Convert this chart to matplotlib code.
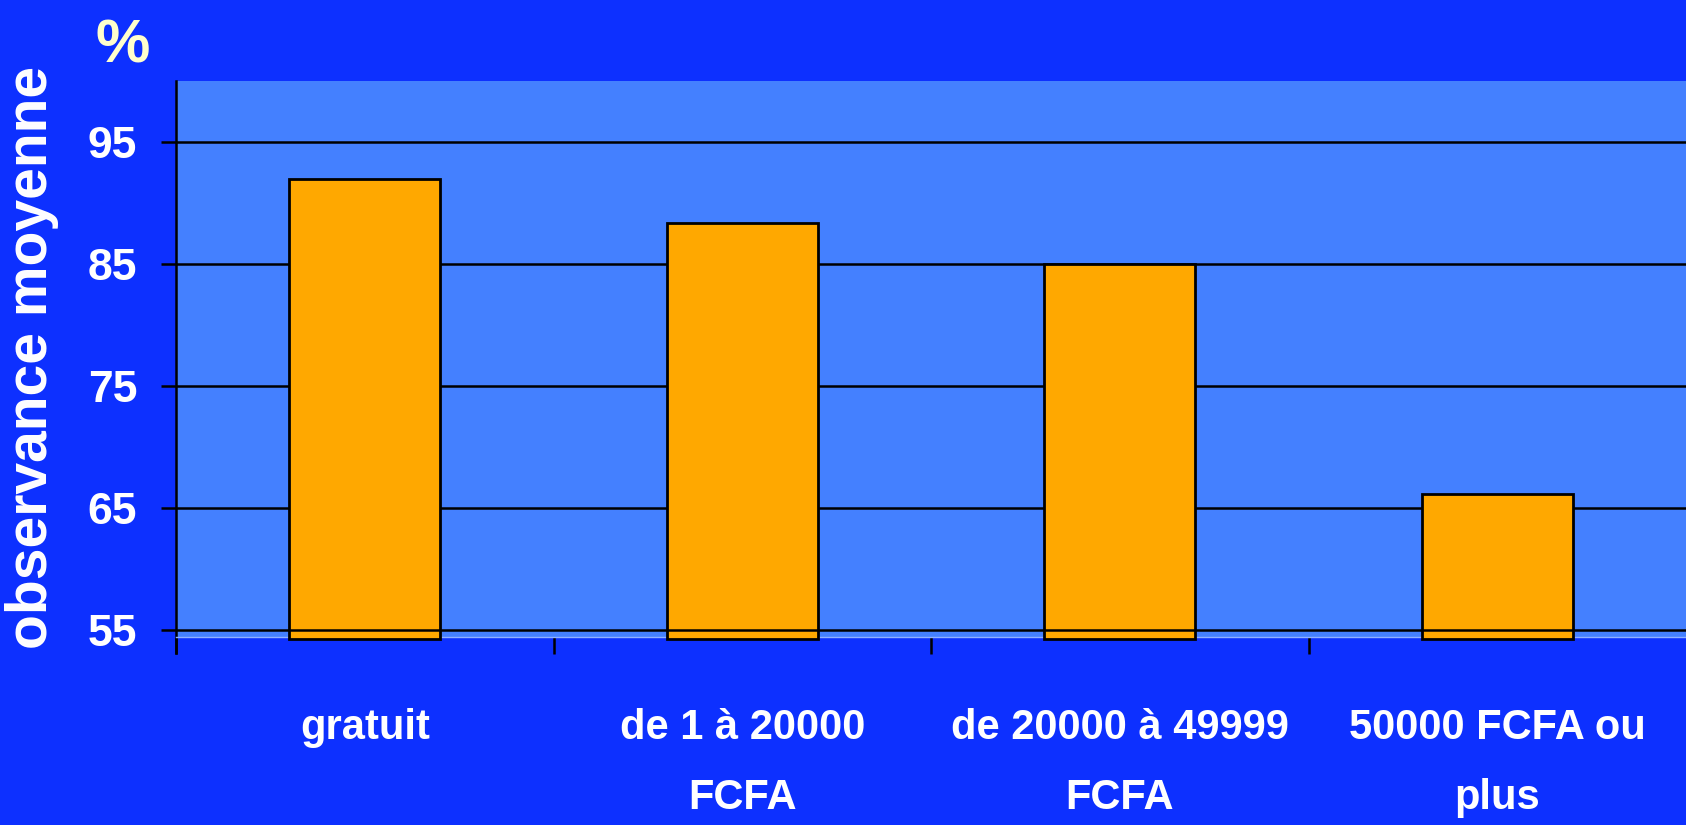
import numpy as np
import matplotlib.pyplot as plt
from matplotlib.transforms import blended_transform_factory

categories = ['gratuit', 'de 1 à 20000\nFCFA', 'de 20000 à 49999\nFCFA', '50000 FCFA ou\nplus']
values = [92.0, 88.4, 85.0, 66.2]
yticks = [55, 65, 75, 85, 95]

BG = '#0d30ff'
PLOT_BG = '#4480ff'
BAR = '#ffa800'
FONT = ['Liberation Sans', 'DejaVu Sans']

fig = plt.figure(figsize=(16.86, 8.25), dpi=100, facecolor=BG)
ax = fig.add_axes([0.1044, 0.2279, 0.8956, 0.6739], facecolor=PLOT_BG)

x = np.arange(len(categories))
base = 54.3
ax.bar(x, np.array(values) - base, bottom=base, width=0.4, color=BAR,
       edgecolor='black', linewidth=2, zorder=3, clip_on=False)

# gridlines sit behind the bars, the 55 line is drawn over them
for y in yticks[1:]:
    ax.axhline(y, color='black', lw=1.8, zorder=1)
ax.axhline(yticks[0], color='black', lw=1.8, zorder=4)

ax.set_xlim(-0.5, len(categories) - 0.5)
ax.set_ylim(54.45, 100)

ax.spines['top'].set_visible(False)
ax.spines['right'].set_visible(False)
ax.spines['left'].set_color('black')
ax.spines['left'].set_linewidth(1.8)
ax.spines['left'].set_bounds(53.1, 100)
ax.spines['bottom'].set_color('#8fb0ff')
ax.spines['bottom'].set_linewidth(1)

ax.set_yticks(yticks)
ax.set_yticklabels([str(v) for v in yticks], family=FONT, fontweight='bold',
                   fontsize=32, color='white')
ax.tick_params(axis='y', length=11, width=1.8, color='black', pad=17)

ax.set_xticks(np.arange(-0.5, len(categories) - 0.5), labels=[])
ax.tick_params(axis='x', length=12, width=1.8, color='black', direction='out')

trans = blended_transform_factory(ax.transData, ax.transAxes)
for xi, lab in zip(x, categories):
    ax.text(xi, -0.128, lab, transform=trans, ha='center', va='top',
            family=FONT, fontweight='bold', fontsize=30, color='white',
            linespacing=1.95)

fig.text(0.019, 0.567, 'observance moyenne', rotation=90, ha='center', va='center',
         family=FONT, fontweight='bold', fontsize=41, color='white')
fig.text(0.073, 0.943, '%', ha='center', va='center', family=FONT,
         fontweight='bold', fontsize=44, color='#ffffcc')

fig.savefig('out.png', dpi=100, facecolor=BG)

******************************

• What to produce:
From the first line of the listing above, repeat every line through the one holding "FONT = ['Liberation Sans', 'DejaVu Sans']". Both ends count, and pictures stay out.

• Result for this task:
Convert this chart to matplotlib code.
import numpy as np
import matplotlib.pyplot as plt
from matplotlib.transforms import blended_transform_factory

categories = ['gratuit', 'de 1 à 20000\nFCFA', 'de 20000 à 49999\nFCFA', '50000 FCFA ou\nplus']
values = [92.0, 88.4, 85.0, 66.2]
yticks = [55, 65, 75, 85, 95]

BG = '#0d30ff'
PLOT_BG = '#4480ff'
BAR = '#ffa800'
FONT = ['Liberation Sans', 'DejaVu Sans']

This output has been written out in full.